Celebrating NAIDOC Week & Archie Roach’s Induction Into The ARIA Hall Of Fame

Celebrating NAIDOC Week & Archie Roach’s Induction Into The ARIA Hall Of Fame

archie roach
Archie Roach. Photo by ANOEK DE GROOT/AFP via Getty Images.

In the first of a series of pieces celebrating NAIDOC week, we are pleased beyond belief to be able to tell you that Archie Roach has finally been inducted into the ARIA Hall of Fame.

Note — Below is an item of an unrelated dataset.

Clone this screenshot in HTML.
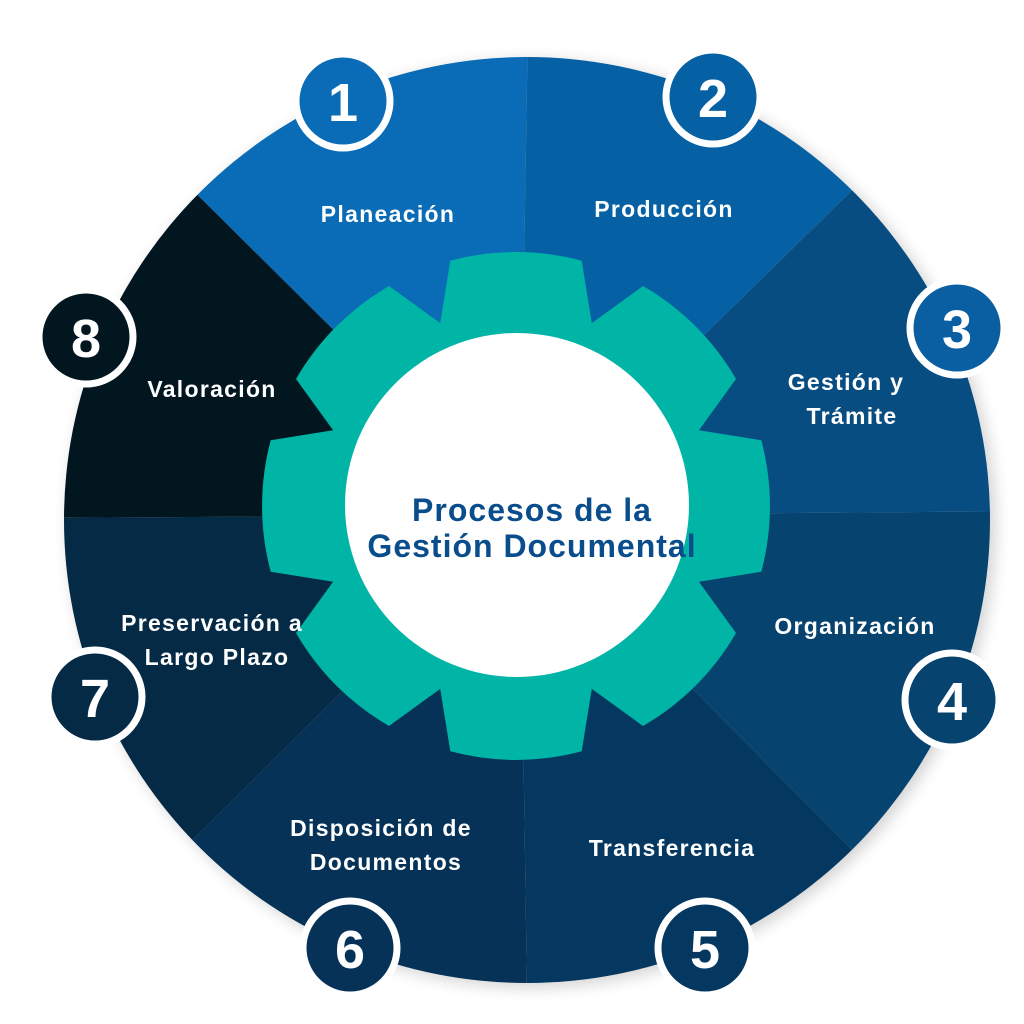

To celebrate this occasion and the work of one of the most profound and soulful singers and songwriters this country has ever produced, we're also thrilled to be able to share some recently uploaded videos of some of his classic early recordings. These are beautiful visions to accompany beautiful songs - enjoy.

“Took The Children Away”

From Archie's classic Paul Kelly & Steve Connolly-produced debut Charcoal Lane, which is 30 years old this year. If there has been a song that has influenced Australia's national dialogue as much as this, I'd like to know what it is. In addition to being a song that addresses one of this country's greatest shames, it is a beautiful song, beautifully sung, full of powerful human imagery and one that surely has the power to resonate in some way with every single person who hears it. There is something in this song to comfort everybody who has ever felt the pain of separation or disconnection, or the helplessness of injustice.

“Down City Streets” 

Also from Charcoal Lane, and written by Archie's late partner, the wonderful Ruby Hunter, who also appears in the video. Like the album's title track (which is named after a back lane off Gertrude Street in Collingwood), "Down City Streets" tells of Archie and Ruby's early life on the streets. Another beautiful, haunting melody, given wings by the light touch of the instrumentation and the couple's sweet voices. As a person who has never not had a home, but who is a parent, the final verses, so plainly worded and sharply observed, never fail to give me goosebumps. Such, of course, is the universality of Archie and Ruby's music.   

“From Paradise” 

From Archie's second album Jamu Dreaming, which was produced by Not Drowning, Waving's David Bridie and which brought a slightly more art music-like sensibility to Archie's music than what was heard in his rootsy earlier work. Another song that speaks of forced separation and ensuing neglect, "From Paradise" also speaks of something lost in that separation, beyond the love of a family, which is the connection to country. The "paradise" that is lost is beautifully depicted in the video.

“Walking Into Doors” 

The second single from Jamu Dreaming was never likely to receive a lot of airplay, as it was confrontational in a way that could not be ignored even by those in mainstream Australian culture who mistakenly felt that the issues Archie sang about belonged to the past. It addressed domestic violence; specifically as it occurs in Indigenous communities. But as society has slowly come to address in the 28 years since Archie took his stand, it clearly is a universal problem. Despite his anger at the issue, Archie remains inclusive in the way he addresses the song, and is not attempting to shame anybody: "My brother, don't hurt her any more... She's sick and tired of walking into doors".

“A Child Was Born Here”

Archie's third album, 1997's Looking For Butterboy, is a personal favourite of mine, for the beautiful sun-dappled tones of the stringed instruments (which got back to what Paul Kelly and Steve Connolly had helped Archie achieve on the first album) and Archie's beautiful melodies. The harmonies are special too. It may be because the album's Canadian producer Malcolm Burn had just recently played on Emmylou Harris's iconic Wrecking Ball album (he would later produce Emmylou's Red Dirt Girl), but I often imagine Emmylou singing some of these songs. Indeed I think Archie's melodies are perfect for her. "A Child Was Born Here" speaks of the special connection between the land and childbirth in Indigenous cultures, and is another song that cannot fail to affect anyone who has parented a child. You want evidence that Archie is the most remarkable and singular soul singer that this country has ever produced you need look no further than this one.

“Alien Invasion” 

Archie stepped away from more plaintive sounds with his fourth album Sensual Being. Produced by Paul Kelly and Boom Crash Opera's Richard Pleasance, it saw the incorporation of beats and less-cohesive and more broken-down arrangements in a way that anticipated a lot of 21st-century roots music sounds. An attempt to draw analogies between the arrival of Europeans on original Australians and a more X-Files-typical alien landing, the song does make its point, but it doesn't really play to Archie's strengths and is, fortunately, something of an anomaly in Archie's repertoire. Subsequent recordings found Archie returning to what he does best. To this day, he continues to make beautifully affecting and powerfully resonant work that bears witness to his status as one of the truly great artists of our time.     

All of Archie Roach’s classic early work for Aurora/Mushroom, together with selected demos and live material, is available on the 2013 collection Creation.